Imam Syed Soharwardy of Calgary, founder of Muslims Against Terrorism and the Islamic Supreme Council of Canada, has written an article warning converts and potential converts that their future is at stake.

"This is a checklist, just some background and historical information," he said in an interview Thursday.

It's important for prospective converts to check out the beliefs of the imam or group helping them, Soharwardy said.

The checklist suggests that converts ask whether their prospective imam ascribes to the interpretations and traditions of the majority of Muslim scholars, or whether the imam advocates for something different. For instance, does the imam believe in the sanctity of life and that the killing of any innocent person is a crime? Or does he believe in forced conversions and death to those who disagree?

"Because of the exploitation and misguidance of newly converted Muslims ... it's very important for mainstream Muslims to let them know there are those who have an ideology of hate and violence who claim to represent Islam and they should not be following it," Soharwardy writes.

He said there are thousands of newly converted Muslims that have been exploited and recruited from Europe, North America and Australia to fight for the Islamic State by people he refers to as "fanatics."

"Unfortunately, those two young guys who carried out these terrorist attacks just a few weeks ago in Ottawa and Quebec, they were also recruited by these fanatics. I'm sure that they did not know Islam, they were new to Islam and they were just abused, misguided by these fanatics," Soharwardy said in reference to the deaths of Warrant Officer Patrice Vincent and Cpl. Nathan Cirillo.

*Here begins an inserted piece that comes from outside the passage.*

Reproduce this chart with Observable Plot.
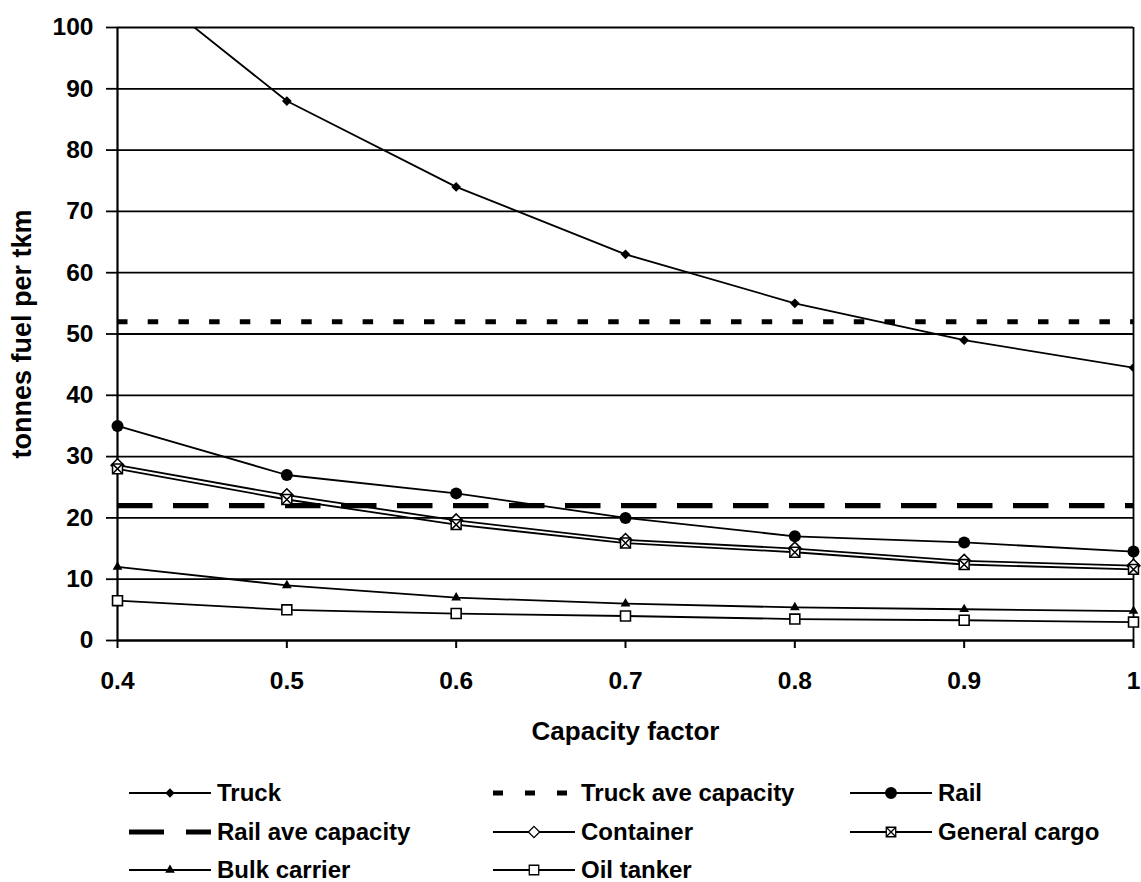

"This is very important to communicate about the dangers of these ISIL and ISIS who are carrying out terrorism in the name of Islam. They killed two innocent Canadians for no reason and it is not right."

Soharwardy intends to distribute his information online and in mosques. It is to be sent to more than 5,000 members who are being asked to forward it to converts or those who are exploring Islam.

There have been a growing number of reports of Canadians joining extremist groups.

In September, the Canadian Somali Congress of Western Canada wrote to Prime Minister Stephen Harper and warned that young people in Alberta were being recruited to join the Islamic State of Iraq and the Levant.

Last winter, Damian Clairmont, a 22-year-old Calgary man, was killed while fighting with Islamic extremists in Syria. His mother, Chris Boudreau, has called for new efforts to reach young people before they become radicalized and go overseas.